Budapest Experiences a New Wave of Hate

Mit diesem Titel veröffentlichte Spiegel Online am 14.10.2010 Erich Follaths Artikel, der versucht Ungarns Hauptstadt als antisemitisch darzustellen. Die Mittel dafür sind eher witzig als journalistisch und zeigt wie gefährlich inkompetente Journalisten sein können. Man sollte schon die Zusammenhänge im Leben erkennen, aber wo es keine gibt, sollte man sie eher lassen.

Erich Follath fand einen 77 Jährigen, jüdischen, nicht allzu bekannten oder berühmten Schriftsteller, namens Konrád György, wer über seine Kindheit erzählte. Kein Zweifel, dass alles wahr ist was Herr Konrád sagt, aber die Zeit seiner Kindheit liegt schon lange zurück, und wir Menschen neigen dazu Tatsachen im Nachhinein, je nach Bedarf, ein bisschen umzuformulieren. Doch erwähnte Herr Konrád weder irgendeinen konkreten Grund weshalb er sich in Budapest zur Zeit nicht wohlfühlt noch berichtete er darüber, dass er angegriffen oder belässtigt wurde, obwohl die Juden, laut Artikel, tagtäglich eingeschüchtert werden „Jews are being openly intimidated”.

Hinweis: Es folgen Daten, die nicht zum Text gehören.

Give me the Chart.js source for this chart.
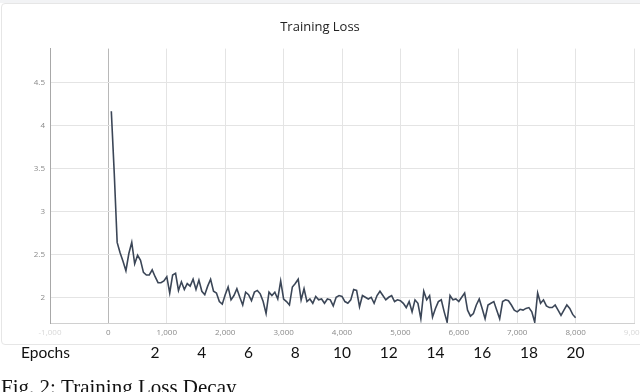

Um die Theorie, Budapest sei antisemitisch zu bestätigen, wollte Herr Follath den Leiter der Wahlkampagne der Partei Jobbik, als Leitfigur des Antisemitismus in Ungarn vorstellen, aber das ist ihm misslungen. Weder verstand Herr Follath die Ironie von Várkonyi Zsolt zu dieser absurden Anschuldigung, noch konnte er konkrete Beispiele erwähnen, wann Juden von den Mitgliedern der Partei Jobbik  angegriffen worden seien. Danach wurde eine ziemlich unbekannte Frau als „the voice of a new literary generation” vorgestellt, was immer das bedeuten mag. Zum Thema Antisemitismus konnte sie auch nicht viel, besser gesagt gar nichts beitragen und was ihre Mutterschaft bzw. Zwillinge mit Antisemitismus zu tun haben ist unklar.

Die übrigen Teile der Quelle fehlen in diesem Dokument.